** STATED PROBLEM **
Word for word, copy all the data and drop the pictures.

╔══

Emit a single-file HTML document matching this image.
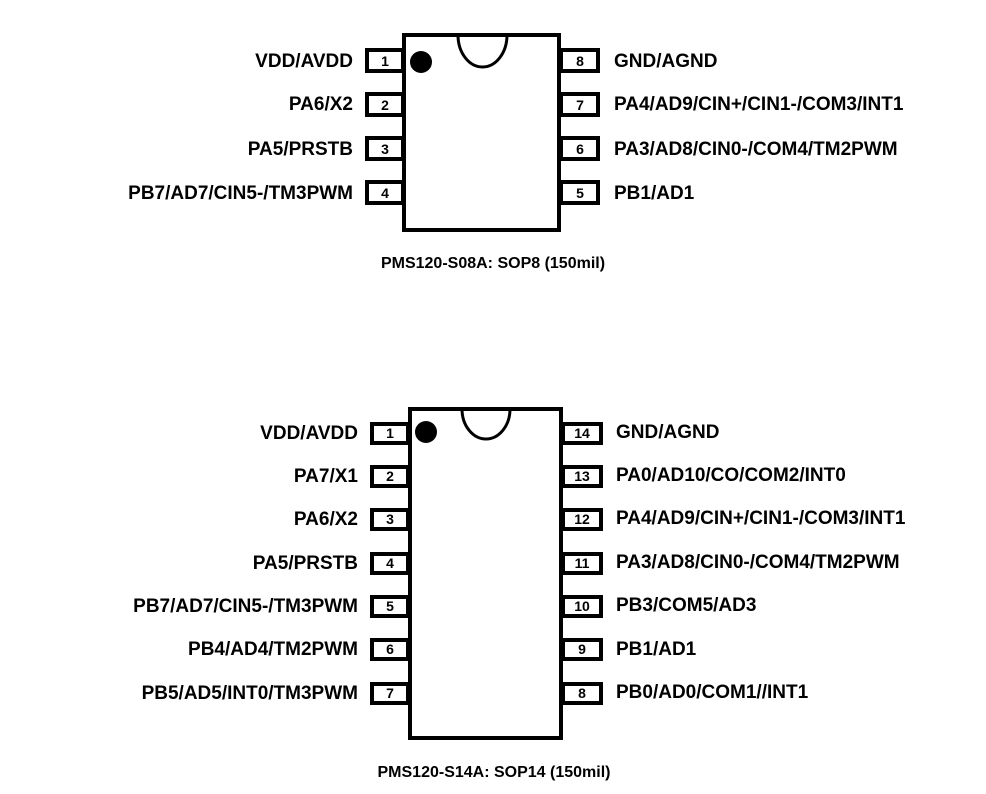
<!DOCTYPE html>
<html><head><meta charset="utf-8"><style>
html,body{margin:0;padding:0;background:#fff}
svg{display:block}
text{font-family:"Liberation Sans",Arial,sans-serif;font-weight:bold;fill:#000}
</style></head><body>
<svg width="986" height="794" viewBox="0 0 986 794" xmlns="http://www.w3.org/2000/svg">
<g fill="#fff" stroke="#000" stroke-width="4">
<rect x="404" y="35" width="155" height="195"/>
<rect x="367" y="50" width="36" height="21"/>
<rect x="367" y="94" width="36" height="21"/>
<rect x="367" y="138" width="36" height="21"/>
<rect x="367" y="182" width="36" height="21"/>
<rect x="561" y="50" width="37" height="21"/>
<rect x="561" y="94" width="37" height="21"/>
<rect x="561" y="138" width="37" height="21"/>
<rect x="561" y="182" width="37" height="21"/>
</g>
<path d="M458 35 A24.5 32 0 0 0 507 35" fill="none" stroke="#000" stroke-width="3"/>
<circle cx="421" cy="62" r="11" fill="#000"/>
<g font-size="14" text-anchor="middle">
<text x="385" y="66">1</text><text x="385" y="110">2</text><text x="385" y="154">3</text><text x="385" y="198">4</text>
<text x="580" y="66">8</text><text x="580" y="110">7</text><text x="580" y="154">6</text><text x="580" y="198">5</text>
</g>
<g font-size="19" text-anchor="end">
<text x="353" y="67">VDD/AVDD</text><text x="353" y="110">PA6/X2</text><text x="353" y="155">PA5/PRSTB</text><text x="353" y="199">PB7/AD7/CIN5-/TM3PWM</text>
</g>
<g font-size="19">
<text x="614" y="67">GND/AGND</text><text x="614" y="110">PA4/AD9/CIN+/CIN1-/COM3/INT1</text><text x="614" y="155">PA3/AD8/CIN0-/COM4/TM2PWM</text><text x="614" y="199">PB1/AD1</text>
</g>
<text x="493" y="268" font-size="16" text-anchor="middle">PMS120-S08A: SOP8 (150mil)</text>

<g fill="#fff" stroke="#000" stroke-width="4">
<rect x="410" y="409" width="151" height="329"/>
<rect x="372" y="424" width="36" height="19"/>
<rect x="372" y="467" width="36" height="19"/>
<rect x="372" y="510" width="36" height="19"/>
<rect x="372" y="554" width="36" height="19"/>
<rect x="372" y="597" width="36" height="19"/>
<rect x="372" y="640" width="36" height="19"/>
<rect x="372" y="684" width="36" height="19"/>
<rect x="563" y="424" width="38" height="19"/>
<rect x="563" y="467" width="38" height="19"/>
<rect x="563" y="510" width="38" height="19"/>
<rect x="563" y="554" width="38" height="19"/>
<rect x="563" y="597" width="38" height="19"/>
<rect x="563" y="640" width="38" height="19"/>
<rect x="563" y="684" width="38" height="19"/>
</g>
<path d="M462 409 A24 30 0 0 0 510 409" fill="none" stroke="#000" stroke-width="3"/>
<circle cx="426" cy="432" r="11" fill="#000"/>
<g font-size="14" text-anchor="middle">
<text x="390" y="438">1</text><text x="390" y="481">2</text><text x="390" y="524">3</text><text x="390" y="568">4</text><text x="390" y="611">5</text><text x="390" y="654">6</text><text x="390" y="698">7</text>
<text x="582" y="438">14</text><text x="582" y="481">13</text><text x="582" y="524">12</text><text x="582" y="568">11</text><text x="582" y="611">10</text><text x="582" y="654">9</text><text x="582" y="698">8</text>
</g>
<g font-size="19" text-anchor="end">
<text x="358" y="439">VDD/AVDD</text><text x="358" y="482">PA7/X1</text><text x="358" y="525">PA6/X2</text><text x="358" y="569">PA5/PRSTB</text><text x="358" y="612">PB7/AD7/CIN5-/TM3PWM</text><text x="358" y="655">PB4/AD4/TM2PWM</text><text x="358" y="699">PB5/AD5/INT0/TM3PWM</text>
</g>
<g font-size="19">
<text x="616" y="438">GND/AGND</text><text x="616" y="481">PA0/AD10/CO/COM2/INT0</text><text x="616" y="524">PA4/AD9/CIN+/CIN1-/COM3/INT1</text><text x="616" y="568">PA3/AD8/CIN0-/COM4/TM2PWM</text><text x="616" y="611">PB3/COM5/AD3</text><text x="616" y="655">PB1/AD1</text><text x="616" y="698">PB0/AD0/COM1//INT1</text>
</g>
<text x="494" y="777" font-size="16" text-anchor="middle">PMS120-S14A: SOP14 (150mil)</text>
</svg>
</body></html>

╚══

** CORRECT RESULT **
Emit a single-file HTML document matching this image.
<!DOCTYPE html>
<html><head><meta charset="utf-8"><style>
html,body{margin:0;padding:0;background:#fff}
svg{display:block}
text{font-family:"Liberation Sans",Arial,sans-serif;font-weight:bold;fill:#000}
</style></head><body>
<svg width="986" height="794" viewBox="0 0 986 794" xmlns="http://www.w3.org/2000/svg">
<g fill="#fff" stroke="#000" stroke-width="4">
<rect x="404" y="35" width="155" height="195"/>
<rect x="367" y="50" width="36" height="21"/>
<rect x="367" y="94" width="36" height="21"/>
<rect x="367" y="138" width="36" height="21"/>
<rect x="367" y="182" width="36" height="21"/>
<rect x="561" y="50" width="37" height="21"/>
<rect x="561" y="94" width="37" height="21"/>
<rect x="561" y="138" width="37" height="21"/>
<rect x="561" y="182" width="37" height="21"/>
</g>
<path d="M458 35 A24.5 32 0 0 0 507 35" fill="none" stroke="#000" stroke-width="3"/>
<circle cx="421" cy="62" r="11" fill="#000"/>
<g font-size="14" text-anchor="middle">
<text x="385" y="66">1</text><text x="385" y="110">2</text><text x="385" y="154">3</text><text x="385" y="198">4</text>
<text x="580" y="66">8</text><text x="580" y="110">7</text><text x="580" y="154">6</text><text x="580" y="198">5</text>
</g>
<g font-size="19" text-anchor="end">
<text x="353" y="67">VDD/AVDD</text><text x="353" y="110">PA6/X2</text><text x="353" y="155">PA5/PRSTB</text><text x="353" y="199">PB7/AD7/CIN5-/TM3PWM</text>
</g>
<g font-size="19">
<text x="614" y="67">GND/AGND</text><text x="614" y="110">PA4/AD9/CIN+/CIN1-/COM3/INT1</text><text x="614" y="155">PA3/AD8/CIN0-/COM4/TM2PWM</text><text x="614" y="199">PB1/AD1</text>
</g>
<text x="493" y="268" font-size="16" text-anchor="middle">PMS120-S08A: SOP8 (150mil)</text>

<g fill="#fff" stroke="#000" stroke-width="4">
<rect x="410" y="409" width="151" height="329"/>
<rect x="372" y="424" width="36" height="19"/>
<rect x="372" y="467" width="36" height="19"/>
<rect x="372" y="510" width="36" height="19"/>
<rect x="372" y="554" width="36" height="19"/>
<rect x="372" y="597" width="36" height="19"/>
<rect x="372" y="640" width="36" height="19"/>
<rect x="372" y="684" width="36" height="19"/>
<rect x="563" y="424" width="38" height="19"/>
<rect x="563" y="467" width="38" height="19"/>
<rect x="563" y="510" width="38" height="19"/>
<rect x="563" y="554" width="38" height="19"/>
<rect x="563" y="597" width="38" height="19"/>
<rect x="563" y="640" width="38" height="19"/>
<rect x="563" y="684" width="38" height="19"/>
</g>
<path d="M462 409 A24 30 0 0 0 510 409" fill="none" stroke="#000" stroke-width="3"/>
<circle cx="426" cy="432" r="11" fill="#000"/>
<g font-size="14" text-anchor="middle">
<text x="390" y="438">1</text><text x="390" y="481">2</text><text x="390" y="524">3</text><text x="390" y="568">4</text><text x="390" y="611">5</text><text x="390" y="654">6</text><text x="390" y="698">7</text>
<text x="582" y="438">14</text><text x="582" y="481">13</text><text x="582" y="524">12</text><text x="582" y="568">11</text><text x="582" y="611">10</text><text x="582" y="654">9</text><text x="582" y="698">8</text>
</g>
<g font-size="19" text-anchor="end">
<text x="358" y="439">VDD/AVDD</text><text x="358" y="482">PA7/X1</text><text x="358" y="525">PA6/X2</text><text x="358" y="569">PA5/PRSTB</text><text x="358" y="612">PB7/AD7/CIN5-/TM3PWM</text><text x="358" y="655">PB4/AD4/TM2PWM</text><text x="358" y="699">PB5/AD5/INT0/TM3PWM</text>
</g>
<g font-size="19">
<text x="616" y="438">GND/AGND</text><text x="616" y="481">PA0/AD10/CO/COM2/INT0</text><text x="616" y="524">PA4/AD9/CIN+/CIN1-/COM3/INT1</text><text x="616" y="568">PA3/AD8/CIN0-/COM4/TM2PWM</text><text x="616" y="611">PB3/COM5/AD3</text><text x="616" y="655">PB1/AD1</text><text x="616" y="698">PB0/AD0/COM1//INT1</text>
</g>
<text x="494" y="777" font-size="16" text-anchor="middle">PMS120-S14A: SOP14 (150mil)</text>
</svg>
</body></html>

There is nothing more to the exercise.